Organizations should check corporate directories against known compromised password data and force resets when matches appear. This is especially important for Active Directory environments, where legacy password policy often gives a false sense of coverage.

Third, add risk signals before the prompt reaches the user. Conditional access rules can consider geography, device posture, impossible travel, unusual login time, unmanaged devices, and source network reputation. A suspicious login should be blocked or stepped up before the user becomes the main security control.

Fourth, train users on one narrow behavior: unexpected MFA prompts are security events. They should deny the request and report it. Training that says “be careful” is too vague. The message needs to be operational: if you did not initiate the login, do not approve it, even if someone calling as IT tells you to.

Finally, monitor for the pattern itself. Repeated MFA prompts, multiple denies followed by one approval, new MFA device enrollment after a suspicious login, and VPN access from unusual locations are not normal background noise. They are useful identity telemetry.

What not to overclaim#

Prompt bombing does not mean MFA is broken. It means some MFA deployments are too easy to socially engineer.

It also does not mean every push prompt is dangerous by default. Push-based MFA can still reduce risk for low-sensitivity access, especially compared with passwords alone.

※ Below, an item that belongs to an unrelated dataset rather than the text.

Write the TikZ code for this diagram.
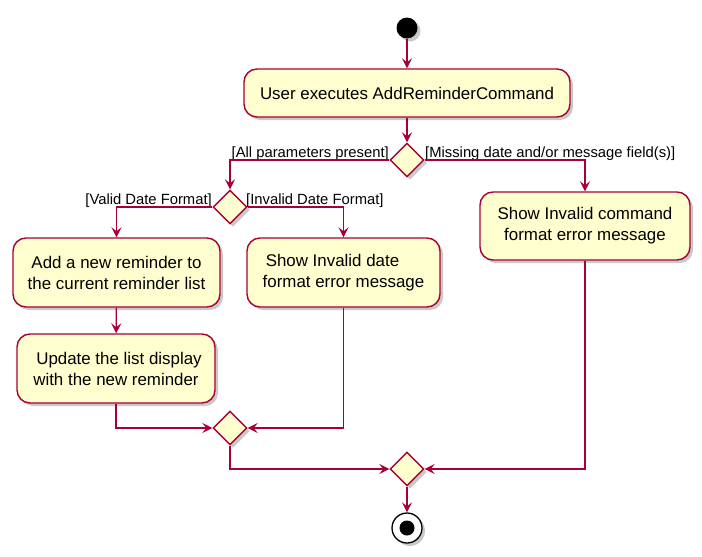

But for privileged access and remote entry points, the weakness is now well understood. Attackers do not need exotic malware when the login flow gives them a repeatable way to pressure the user.

The source article is also a contributed piece and includes vendor-oriented language. The technical point still stands, but readers should separate the useful control guidance from any implied product pitch. The defensible takeaway is broader than any single tool: retire push-only MFA where the blast radius is high, block compromised passwords early, and stop sending risky login decisions to users without context.

MFA was meant to make stolen passwords less useful. Prompt bombing restores part of their value. That is the gap to close.